WHAT YOU WILL DO
Quote all of the data that follows exactly as written, skipping the images.

DATASET SECTION
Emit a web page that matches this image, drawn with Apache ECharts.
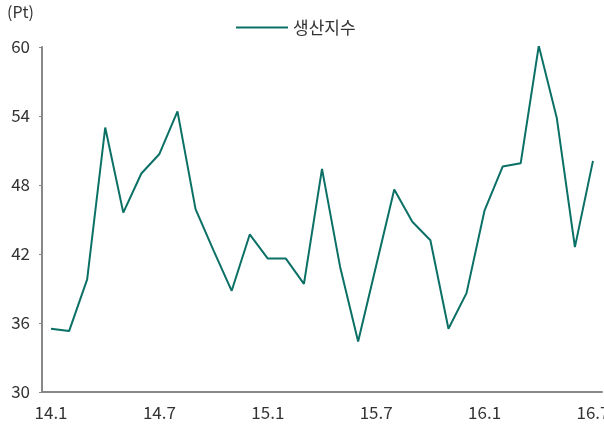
<!DOCTYPE html>
<html><head><meta charset="utf-8">
<script src="https://cdn.jsdelivr.net/npm/echarts@6/dist/echarts.min.js"></script>
<style>html,body{margin:0;padding:0;background:#fff}#c{width:604px;height:428px}</style>
</head><body><div id="c"></div>
<script>
const categories = ["14.1","14.2","14.3","14.4","14.5","14.6","14.7","14.8","14.9","14.10","14.11","14.12",
 "15.1","15.2","15.3","15.4","15.5","15.6","15.7","15.8","15.9","15.10","15.11","15.12",
 "16.1","16.2","16.3","16.4","16.5","16.6","16.7"];
const seriesName = "생산지수";
const values = [35.5,35.3,39.8,53.0,45.6,49.0,50.7,54.4,45.9,42.3,38.8,43.7,41.6,41.6,39.4,49.4,40.9,34.4,41.0,47.6,44.8,43.2,35.5,38.6,45.8,49.6,49.9,60.1,53.8,42.6,50.1];
const yTicks = {min:30, max:60, interval:6};
const unitLabel = "(Pt)";

const chart = echarts.init(document.getElementById('c'));
const font = "'Noto Sans CJK KR', 'Noto Sans', sans-serif";
chart.setOption({
  animation:false,
  textStyle:{fontFamily:font},
  graphic:[{type:'text', left:7, top:4, style:{text:unitLabel, font:"16px "+font, fill:'#333'}}],
  legend:{data:[seriesName], top:14, left:231, itemWidth:52, itemHeight:10, itemGap:4,
    textStyle:{fontSize:17, color:'#333', fontFamily:font},
    icon:'path://M0,4 L52,4 L52,6 L0,6 Z'},
  grid:{left:42, right:2, top:47, bottom:36, containLabel:false, outerBoundsMode:'none'},
  xAxis:{type:'category', data:categories, boundaryGap:true,
    axisLine:{lineStyle:{color:'#888', width:2}},
    axisTick:{interval:5, length:4, lineStyle:{color:'#888', width:1.5}},
    axisLabel:{interval:5, fontSize:17, color:'#333', margin:12, fontFamily:font},
    splitLine:{show:false}},
  yAxis:{type:'value', min:yTicks.min, max:yTicks.max, interval:yTicks.interval,
    axisLine:{show:true, lineStyle:{color:'#888', width:2}},
    axisTick:{show:true, length:3, lineStyle:{color:'#888'}},
    axisLabel:{fontSize:17, color:'#333', margin:12, fontFamily:font},
    splitLine:{show:false}},
  series:[{name:seriesName, type:'line', data:values, showSymbol:false, symbol:'none',
    lineStyle:{color:'#0b7065', width:2}, itemStyle:{color:'#0b7065'}}]
});
</script></body></html>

SOLUTION BELOW
Emit a web page that matches this image, drawn with Apache ECharts.
<!DOCTYPE html>
<html><head><meta charset="utf-8">
<script src="https://cdn.jsdelivr.net/npm/echarts@6/dist/echarts.min.js"></script>
<style>html,body{margin:0;padding:0;background:#fff}#c{width:604px;height:428px}</style>
</head><body><div id="c"></div>
<script>
const categories = ["14.1","14.2","14.3","14.4","14.5","14.6","14.7","14.8","14.9","14.10","14.11","14.12",
 "15.1","15.2","15.3","15.4","15.5","15.6","15.7","15.8","15.9","15.10","15.11","15.12",
 "16.1","16.2","16.3","16.4","16.5","16.6","16.7"];
const seriesName = "생산지수";
const values = [35.5,35.3,39.8,53.0,45.6,49.0,50.7,54.4,45.9,42.3,38.8,43.7,41.6,41.6,39.4,49.4,40.9,34.4,41.0,47.6,44.8,43.2,35.5,38.6,45.8,49.6,49.9,60.1,53.8,42.6,50.1];
const yTicks = {min:30, max:60, interval:6};
const unitLabel = "(Pt)";

const chart = echarts.init(document.getElementById('c'));
const font = "'Noto Sans CJK KR', 'Noto Sans', sans-serif";
chart.setOption({
  animation:false,
  textStyle:{fontFamily:font},
  graphic:[{type:'text', left:7, top:4, style:{text:unitLabel, font:"16px "+font, fill:'#333'}}],
  legend:{data:[seriesName], top:14, left:231, itemWidth:52, itemHeight:10, itemGap:4,
    textStyle:{fontSize:17, color:'#333', fontFamily:font},
    icon:'path://M0,4 L52,4 L52,6 L0,6 Z'},
  grid:{left:42, right:2, top:47, bottom:36, containLabel:false, outerBoundsMode:'none'},
  xAxis:{type:'category', data:categories, boundaryGap:true,
    axisLine:{lineStyle:{color:'#888', width:2}},
    axisTick:{interval:5, length:4, lineStyle:{color:'#888', width:1.5}},
    axisLabel:{interval:5, fontSize:17, color:'#333', margin:12, fontFamily:font},
    splitLine:{show:false}},
  yAxis:{type:'value', min:yTicks.min, max:yTicks.max, interval:yTicks.interval,
    axisLine:{show:true, lineStyle:{color:'#888', width:2}},
    axisTick:{show:true, length:3, lineStyle:{color:'#888'}},
    axisLabel:{fontSize:17, color:'#333', margin:12, fontFamily:font},
    splitLine:{show:false}},
  series:[{name:seriesName, type:'line', data:values, showSymbol:false, symbol:'none',
    lineStyle:{color:'#0b7065', width:2}, itemStyle:{color:'#0b7065'}}]
});
</script></body></html>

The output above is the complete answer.